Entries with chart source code

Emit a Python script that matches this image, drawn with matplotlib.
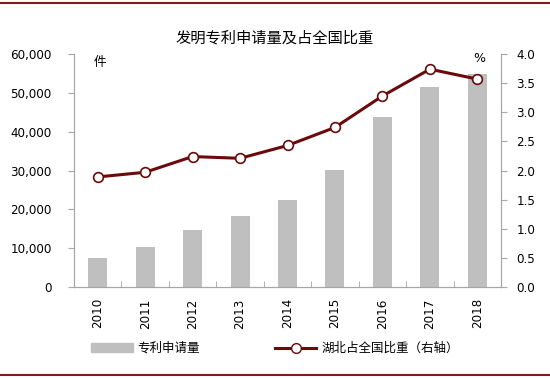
import matplotlib
matplotlib.use("Agg")
import matplotlib.pyplot as plt
from matplotlib.lines import Line2D
from matplotlib.patches import Patch
import numpy as np

plt.rcParams['font.family'] = ['Noto Sans CJK SC', 'DejaVu Sans']

years = ["2010", "2011", "2012", "2013", "2014", "2015", "2016", "2017", "2018"]
applications = [7500, 10400, 14700, 18200, 22500, 30200, 43800, 51500, 54900]
share = [1.89, 1.97, 2.24, 2.21, 2.43, 2.74, 3.28, 3.74, 3.57]

bar_color = "#BFBFBF"
line_color = "#6B0A0A"
spine_color = "#A6A6A6"

fig = plt.figure(figsize=(5.5, 3.78), dpi=100)
ax = fig.add_axes([0.1345, 0.2407, 0.7765, 0.6163])
x = np.arange(len(years))
ax.bar(x, applications, width=0.4, color=bar_color, zorder=2)
ax.set_xlim(-0.5, len(years) - 0.5)
ax.set_ylim(0, 60000)
ax.set_yticks(np.arange(0, 60001, 10000))
ax.set_yticklabels([f"{v:,}" for v in range(0, 60001, 10000)], family="DejaVu Sans", fontsize=8.6)
ax.set_xticks(x)
ax.set_xticklabels(years, rotation=90, family="DejaVu Sans", fontsize=8.6)
ax.tick_params(axis="x", length=0, pad=8)
ax.set_xticks(np.arange(-0.5, len(years), 1), minor=True)
ax.tick_params(axis="x", which="minor", length=4, direction="in", color=spine_color)
ax.tick_params(axis="y", length=4, color=spine_color, pad=12)
ax.spines["top"].set_visible(False)
for s in ["left", "right", "bottom"]:
    ax.spines[s].set_color(spine_color)

ax2 = ax.twinx()
ax2.plot(x, share, color=line_color, lw=2.2, marker="o", ms=7,
         markerfacecolor="white", markeredgecolor=line_color, markeredgewidth=1.2, zorder=3)
ax2.set_ylim(0, 4)
ax2.set_yticks(np.arange(0, 4.01, 0.5))
ax2.set_yticklabels([f"{v:.1f}" for v in np.arange(0, 4.01, 0.5)], family="DejaVu Sans", fontsize=8.6)
ax2.tick_params(axis="y", length=4, color=spine_color, pad=7)
ax2.spines["top"].set_visible(False)
for s in ["left", "right", "bottom"]:
    ax2.spines[s].set_color(spine_color)

ax.text(0.06, 0.99, "件", transform=ax.transAxes, fontsize=9, va="top", ha="center")
ax.text(0.948, 1.01, "%", transform=ax.transAxes, fontsize=9, va="top", ha="center",
        family="DejaVu Sans")

fig.text(0.5, 0.9, "发明专利申请量及占全国比重", ha="center", va="center", fontsize=11)

handles = [Patch(color=bar_color),
           Line2D([0], [0], color=line_color, lw=2.2, marker="o", ms=7,
                  markerfacecolor="white", markeredgecolor=line_color)]
fig.legend(handles, ["专利申请量", "湖北占全国比重（右轴）"], loc="center",
           bbox_to_anchor=(0.5, 0.078), ncol=2, frameon=False, fontsize=9,
           handlelength=3.3, columnspacing=6, handletextpad=0.4)

fig.add_artist(Line2D([0, 1], [0.992, 0.992], color="#7B1E1E", lw=1.5))
fig.add_artist(Line2D([0, 1], [0.008, 0.008], color="#7B1E1E", lw=1.5))

fig.savefig("out.png", dpi=100)
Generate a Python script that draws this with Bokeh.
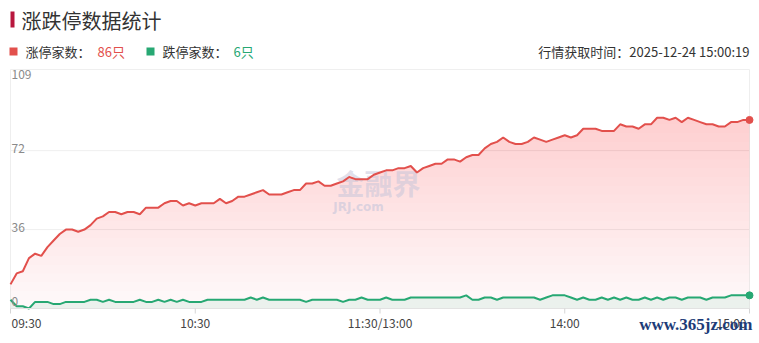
import numpy as np
from bokeh.plotting import figure
from bokeh.models import Range1d
from bokeh.core.properties import value
from bokeh.embed import file_html
from bokeh.resources import INLINE

# ---------------- data ----------------
title_text = "涨跌停数据统计"
series_names = ["涨停家数", "跌停家数"]
unit = "只"
fetch_label = "行情获取时间："
fetch_time = "2025-12-24 15:00:19"

# one value every 2 minutes, 09:30 -> 11:30 / 13:00 -> 15:00
limit_up = [11, 16, 17, 23, 25, 24, 28, 31, 34, 36,
            36, 35, 36, 38, 41, 42, 44, 44, 43, 44,
            44, 43, 46, 46, 46, 48, 49, 49, 47, 48,
            47, 48, 48, 48, 50, 48, 49, 51, 51, 52,
            53, 54, 52, 52, 52, 53, 54, 54, 57, 57,
            58, 56, 56, 57, 58, 60, 59, 59, 59, 61,
            62, 63, 63, 64, 64, 65, 62, 64, 65, 66,
            66, 68, 68, 67, 69, 70, 70, 73, 75, 76,
            78, 76, 75, 75, 76, 78, 77, 76, 77, 78,
            79, 78, 79, 82, 82, 82, 81, 81, 81, 84,
            83, 83, 82, 84, 84, 87, 87, 86, 87, 85,
            87, 86, 85, 84, 84, 83, 83, 85, 85, 86,
            86]
limit_down = [4, 1, 1, 0, 3, 3, 3, 2, 2, 3,
              3, 3, 3, 4, 4, 3, 4, 3, 3, 3,
              3, 4, 3, 3, 4, 3, 4, 3, 4, 3,
              3, 3, 4, 4, 4, 4, 4, 4, 4, 5,
              4, 5, 4, 4, 4, 4, 4, 4, 3, 4,
              4, 4, 4, 4, 3, 4, 4, 5, 4, 4,
              4, 5, 4, 4, 4, 5, 5, 5, 5, 5,
              5, 5, 5, 5, 6, 4, 4, 5, 5, 4,
              5, 5, 5, 5, 5, 5, 4, 5, 6, 6,
              6, 5, 4, 5, 4, 4, 5, 4, 5, 4,
              5, 4, 4, 5, 4, 5, 4, 5, 5, 4,
              5, 5, 5, 4, 5, 5, 5, 6, 6, 6,
              6]
x_ticks = [0, 30, 60, 90, 120]
x_tick_labels = ["09:30", "10:30", "11:30/13:00", "14:00", "15:00"]
y_ticks = [0, 36, 72, 109]

# ---------------- layout ----------------
W, H = 759, 343
L, R, T, B = 10, 749, 69, 308
N = len(limit_up)
XS = (R - L) / (N - 1)
YMAX = y_ticks[-1]
YS = (B - T) / YMAX


def X(px):
    return (px - L) / XS


def Y(py):
    return (B - py) / YS


RED = "#e2504c"
GREEN = "#27a873"
FONT = value("Noto Sans CJK SC")

p = figure(width=W, height=H, x_range=Range1d(X(0), X(W)), y_range=Range1d(Y(H), Y(0)),
           output_backend="svg", toolbar_location=None, min_border=0,
           x_axis_location=None, y_axis_location=None)
p.grid.visible = False
p.outline_line_color = None
p.background_fill_color = "white"
p.border_fill_color = "white"

xs = np.arange(N)
up = np.array(limit_up, dtype=float)
down = np.array(limit_down, dtype=float)

# grid + frame
p.multi_line(xs=[[0, N - 1] for _ in y_ticks[1:]], ys=[[t, t] for t in y_ticks[1:]],
             line_color="#efefef", line_width=1)
p.multi_line(xs=[[0, 0], [N - 1, N - 1]], ys=[[0, YMAX], [0, YMAX]],
             line_color="#eeeeee", line_width=1)

# gradient area under limit-up line
p.varea(x=xs, y1=0, y2=up, fill_color="#d9486a", fill_alpha=0.03)
for t in range(4, int(up.max()), 4):
    p.varea(x=xs, y1=t, y2=np.maximum(up, t), fill_color="#d9486a", fill_alpha=0.011)
# green area
p.varea(x=xs, y1=0, y2=down, fill_color=GREEN, fill_alpha=0.09)

# watermark (jrj)
p.text(x=[X(378)], y=[Y(182)], text=["金融界"], text_font=value("Noto Sans CJK SC"),
       text_font_size="28px", text_font_style="bold", text_color="#c6c5da", text_alpha=0.55,
       text_align="center", text_baseline="middle")
p.text(x=[X(358)], y=[Y(206)], text=["JRJ.com"], text_font=value("DejaVu Sans"),
       text_font_size="12px", text_font_style="bold", text_color="#c6c5da", text_alpha=0.6,
       text_align="center", text_baseline="middle")

# lines
p.line(xs, up, line_color=RED, line_width=2)
p.line(xs, down, line_color=GREEN, line_width=2)
p.scatter([N - 1], [up[-1]], size=7, fill_color=RED, line_color=RED)
p.scatter([N - 1], [down[-1]], size=7, fill_color=GREEN, line_color=GREEN)

# x axis
p.line([0, N - 1], [0, 0], line_color="#e2e2e2", line_width=1)
p.segment(x0=x_ticks, y0=[0] * len(x_ticks), x1=x_ticks, y1=[Y(B + 5)] * len(x_ticks),
          line_color="#d5d5d5", line_width=1)
aligns = ["left", "center", "center", "center", "right"]
for xt, lab, al in zip(x_ticks, x_tick_labels, aligns):
    p.text(x=[xt], y=[Y(321.5)], text=[lab], text_font=FONT, text_font_size="12px",
           text_color="#444444", text_align=al, text_baseline="middle",
           x_offset=(1 if al == "left" else (-3 if al == "right" else 0)))

# y labels inside plot
y_offsets = [-7, -2, -2, 5]
for yt, off in zip(y_ticks, y_offsets):
    p.text(x=[X(L + 1)], y=[yt], text=[str(yt)], text_font=FONT, text_font_size="12px",
           text_color="#8a8a8a", text_align="left", text_baseline="middle", y_offset=off)

# title
p.quad(left=[X(10)], right=[X(14)], top=[Y(11)], bottom=[Y(27)], fill_color="#b8173e",
       line_color=None)
p.text(x=[X(21)], y=[Y(20)], text=[title_text], text_font=FONT, text_font_size="20px",
       text_color="#333333", text_align="left", text_baseline="middle")

# legend row
p.scatter([X(13)], [Y(51)], marker="square", size=8, fill_color=RED, line_color=None)
p.text(x=[X(25)], y=[Y(51)], text=[series_names[0] + "："], text_font=FONT,
       text_font_size="13px", text_color="#333333", text_align="left", text_baseline="middle")
p.text(x=[X(97)], y=[Y(51)], text=[f"{int(up[-1])}{unit}"], text_font=FONT,
       text_font_size="13px", text_color=RED, text_align="left", text_baseline="middle")
p.scatter([X(150)], [Y(51)], marker="square", size=8, fill_color=GREEN, line_color=None)
p.text(x=[X(162)], y=[Y(51)], text=[series_names[1] + "："], text_font=FONT,
       text_font_size="13px", text_color="#333333", text_align="left", text_baseline="middle")
p.text(x=[X(233)], y=[Y(51)], text=[f"{int(down[-1])}{unit}"], text_font=FONT,
       text_font_size="13px", text_color=GREEN, text_align="left", text_baseline="middle")
p.text(x=[X(749)], y=[Y(51)], text=[fetch_label + fetch_time], text_font=FONT,
       text_font_size="13px", text_color="#333333", text_align="right", text_baseline="middle")

# site watermark
p.text(x=[X(752)], y=[Y(324)], text=["www.365jz.com"], text_font=value("Liberation Serif"),
       text_font_size="17px", text_font_style="bold", text_color="#1d3c78",
       text_align="right", text_baseline="middle")

open("out.html", "w").write(file_html(p, INLINE))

→ Problem:
Track down all lines above with the string "script" and copy them.

→ Reply to the task:
Emit a Python script that matches this image, drawn with matplotlib.
Generate a Python script that draws this with Bokeh.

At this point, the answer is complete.